Thursday, September 27, 2001

Charges unlikely against priest


Archdiocese now must deal with sex allegations

By Janice Morse
The Cincinnati Enquirer

        HAMILTON — Although a Millville priest who admitted to sex acts with three minors probably won't face criminal charges, he still faces action by the Archdiocese of Cincinnati, authorities said Wednesday.

Schoettmer
Schoettmer
        The Butler County Sheriff's Office has fully investigated the allegations involving the Rev. Ken Schoettmer, but all three cases are too old to prosecute under Ohio law, said sheriff's Lt. Greg Blankenship.

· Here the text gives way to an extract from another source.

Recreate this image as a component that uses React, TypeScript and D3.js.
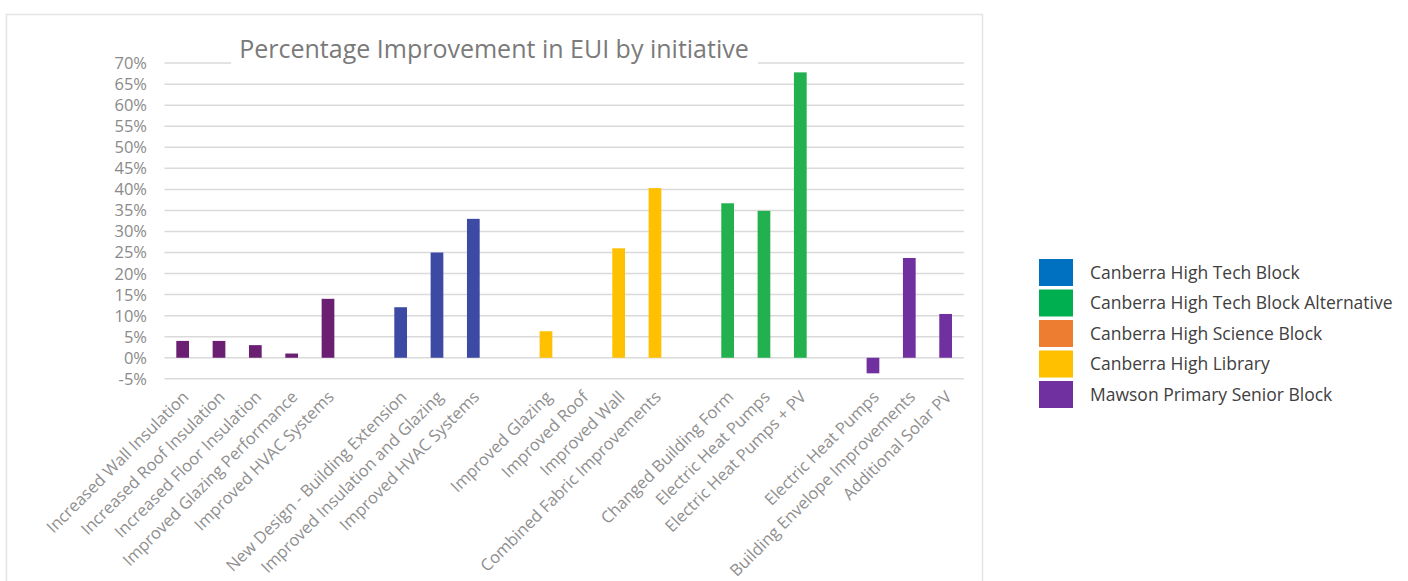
import React from "react";
import * as d3 from "d3";

const categories = [
  "Increased Wall Insulation",
  "Increased Roof Insulation",
  "Increased Floor Insulation",
  "Improved Glazing Performance",
  "Improved HVAC Systems",
  "",
  "New Design - Building Extension",
  "Improved Insulation and Glazing",
  "Improved HVAC Systems",
  "",
  "Improved Glazing",
  "Improved Roof",
  "Improved Wall",
  "Combined Fabric Improvements",
  "",
  "Changed Building Form",
  "Electric Heat Pumps",
  "Electric Heat Pumps + PV",
  "",
  "Electric Heat Pumps",
  "Building Envelope Improvements",
  "Additional Solar PV",
];

const values: (number | null)[] = [
  4, 4, 3, 1, 14, null, 12, 25, 33, null, 6.3, 0, 26, 40.3, null, 36.7, 34.9, 67.8,
  null, -3.7, 23.7, 10.4,
];

const barGroup = [0, 0, 0, 0, 0, -1, 1, 1, 1, -1, 2, 2, 2, 2, -1, 3, 3, 3, -1, 4, 4, 4];
const groupColors = ["#6B1F73", "#3C4AA3", "#FFC000", "#23B04E", "#7030A0"];

const yTicks = [-5, 0, 5, 10, 15, 20, 25, 30, 35, 40, 45, 50, 55, 60, 65, 70];

const legendLabels = [
  "Canberra High Tech Block",
  "Canberra High Tech Block Alternative",
  "Canberra High Science Block",
  "Canberra High Library",
  "Mawson Primary Senior Block",
];
const legendColors = ["#0070C0", "#00B050", "#ED7D31", "#FFC000", "#7030A0"];

const title = "Percentage Improvement in EUI by initiative";

export default function App() {
  const W = 1408;
  const H = 581;
  const x = d3
    .scaleBand<number>()
    .domain(categories.map((_, i) => i))
    .range([164.5, 963.8])
    .padding(0);
  const y = d3.scaleLinear().domain([-5, 70]).range([378.8, 63.1]);
  const bw = x.bandwidth() * 0.35;
  const font = "'Open Sans', sans-serif";

  return (
    <svg
      width={W}
      height={H}
      style={{ position: "absolute", left: 0, top: 0, background: "#fff" }}
    >
      <rect x={0} y={0} width={W} height={H} fill="#fff" />
      <rect x={6.5} y={14.5} width={976} height={620} fill="none" stroke="#e4e4e4" strokeWidth={1.5} />
      {yTicks.map((t) => (
        <g key={t}>
          <line x1={164.5} x2={963.8} y1={y(t)} y2={y(t)} stroke="#dadada" strokeWidth={1.5} />
          <text
            x={147}
            y={y(t)}
            dy="0.36em"
            textAnchor="end"
            fontFamily={font}
            fontSize={16.5}
            fill="#8a8a8a"
          >
            {`${t}%`}
          </text>
        </g>
      ))}
      <rect x={231} y={34} width={527} height={40} fill="#fff" />
      <text x={494} y={58} textAnchor="middle" fontFamily={font} fontSize={25} fill="#7a7a7a">
        {title}
      </text>
      {values.map((v, i) =>
        v === null ? null : (
          <rect
            key={i}
            x={(x(i) as number) + x.bandwidth() / 2 - bw / 2}
            y={y(Math.max(0, v))}
            width={bw}
            height={Math.abs(y(v) - y(0))}
            fill={groupColors[barGroup[i]]}
          />
        )
      )}
      {categories.map((c, i) =>
        c ? (
          <text
            key={i}
            transform={`translate(${(x(i) as number) + x.bandwidth() / 2 + 7},${398}) rotate(-45)`}
            textAnchor="end"
            fontFamily={font}
            fontSize={16.5}
            fill="#8f8f8f"
          >
            {c}
          </text>
        ) : null
      )}
      {legendLabels.map((l, i) => (
        <g key={l} transform={`translate(0,${259 + i * 30.5})`}>
          <rect x={1039} y={0} width={34} height={27} fill={legendColors[i]} />
          <text x={1090} y={13.5} dy="0.36em" fontFamily={font} fontSize={17.5} fill="#404040">
            {l}
          </text>
        </g>
      ))}
    </svg>
  );
}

        “The message I'd like to get out is if people know or suspect something like that, let us know so it can be investigated in a timely manner,” he said.

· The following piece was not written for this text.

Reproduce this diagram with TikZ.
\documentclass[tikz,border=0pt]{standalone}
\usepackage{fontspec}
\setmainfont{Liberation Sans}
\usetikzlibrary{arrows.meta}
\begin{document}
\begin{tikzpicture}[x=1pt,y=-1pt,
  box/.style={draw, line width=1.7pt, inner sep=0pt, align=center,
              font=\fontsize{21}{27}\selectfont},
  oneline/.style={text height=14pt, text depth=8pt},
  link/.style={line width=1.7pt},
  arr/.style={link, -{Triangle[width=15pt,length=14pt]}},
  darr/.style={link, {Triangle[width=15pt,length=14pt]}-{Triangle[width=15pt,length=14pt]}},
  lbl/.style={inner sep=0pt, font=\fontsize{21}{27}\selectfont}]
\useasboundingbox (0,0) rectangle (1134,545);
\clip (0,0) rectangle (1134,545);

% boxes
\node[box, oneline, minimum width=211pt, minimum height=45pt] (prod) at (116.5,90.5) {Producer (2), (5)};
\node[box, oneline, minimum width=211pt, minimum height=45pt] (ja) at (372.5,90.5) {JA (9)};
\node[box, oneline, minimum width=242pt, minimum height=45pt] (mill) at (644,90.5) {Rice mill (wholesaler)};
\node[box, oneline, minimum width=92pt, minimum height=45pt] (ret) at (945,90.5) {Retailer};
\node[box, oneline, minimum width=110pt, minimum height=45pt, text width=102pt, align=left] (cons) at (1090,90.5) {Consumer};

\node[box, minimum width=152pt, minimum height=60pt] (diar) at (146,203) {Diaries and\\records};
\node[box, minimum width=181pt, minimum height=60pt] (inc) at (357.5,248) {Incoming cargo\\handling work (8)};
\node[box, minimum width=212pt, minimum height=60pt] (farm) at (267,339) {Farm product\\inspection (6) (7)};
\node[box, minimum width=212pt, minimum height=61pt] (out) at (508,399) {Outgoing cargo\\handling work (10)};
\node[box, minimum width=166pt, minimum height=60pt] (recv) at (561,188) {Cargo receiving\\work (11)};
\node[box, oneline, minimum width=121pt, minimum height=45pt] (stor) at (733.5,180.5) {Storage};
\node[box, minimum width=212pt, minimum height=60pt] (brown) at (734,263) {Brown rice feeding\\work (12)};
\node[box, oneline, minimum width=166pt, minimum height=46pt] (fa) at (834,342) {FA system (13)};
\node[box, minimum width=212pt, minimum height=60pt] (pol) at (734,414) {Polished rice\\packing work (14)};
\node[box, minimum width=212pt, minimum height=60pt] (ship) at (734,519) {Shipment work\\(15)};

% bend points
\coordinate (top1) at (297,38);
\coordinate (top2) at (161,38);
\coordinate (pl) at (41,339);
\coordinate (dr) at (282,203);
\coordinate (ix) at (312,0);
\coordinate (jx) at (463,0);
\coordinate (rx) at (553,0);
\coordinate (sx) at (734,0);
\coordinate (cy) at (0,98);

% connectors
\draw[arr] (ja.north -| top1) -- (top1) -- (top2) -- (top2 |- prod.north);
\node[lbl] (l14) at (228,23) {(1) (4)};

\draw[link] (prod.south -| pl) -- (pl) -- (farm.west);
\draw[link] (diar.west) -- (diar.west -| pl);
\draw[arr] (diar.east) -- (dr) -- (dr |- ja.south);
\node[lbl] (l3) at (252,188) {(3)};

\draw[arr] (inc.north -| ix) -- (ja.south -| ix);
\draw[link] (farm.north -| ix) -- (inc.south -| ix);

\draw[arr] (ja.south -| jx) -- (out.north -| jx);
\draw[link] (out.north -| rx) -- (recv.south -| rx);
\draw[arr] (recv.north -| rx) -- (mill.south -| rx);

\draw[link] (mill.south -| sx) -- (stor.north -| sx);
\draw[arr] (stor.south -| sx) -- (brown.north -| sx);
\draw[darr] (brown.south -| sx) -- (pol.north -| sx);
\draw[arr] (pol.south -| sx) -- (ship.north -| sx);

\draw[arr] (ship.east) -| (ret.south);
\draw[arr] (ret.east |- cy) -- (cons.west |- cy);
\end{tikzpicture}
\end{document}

        Father Schoettmer, who had been assigned to Queen of Peace parish in Hanover Township, has been on paid administrative leave since June. He had admitted wrongdoing to his parishioners and to Butler County sheriff's investigators.

        Two of the incidents occurred between 1984 and 1987; a six-year time limit for prosecuting those potential felonies has expired. However, even the most recent case, involving a Hamilton County teen in 1999, is too old, Lt. Blankenship said. He explained that the incident occurred after the teen turned 16, so the applicable charge would be only a misdemeanor — which carries a two-year time limit for prosecution.

        Now it's up to the archdiocese to decide what treatment the priest should receive and what to do about his status with the church, said Dan Andriacco, archdiocese spokesman.

        “The fact that the case is not going to be pursued legally does not alter the fact that he has confessed to wrong behavior,” Mr. Andriacco said.

        Father Schoettmer has undergone a psychological evaluation, “so the next step is to determine if there is going to be a course of treatment,” Mr. Andriacco said.

        The archdiocese also must decide “what is going to happen with his ministry,” Mr. Andriacco said. Determining what penalties the priest might face involves a complex process under church law, he explained.

        In any case, Mr. Andriacco said that the priest “certainly will never be in a ministry that involves children.”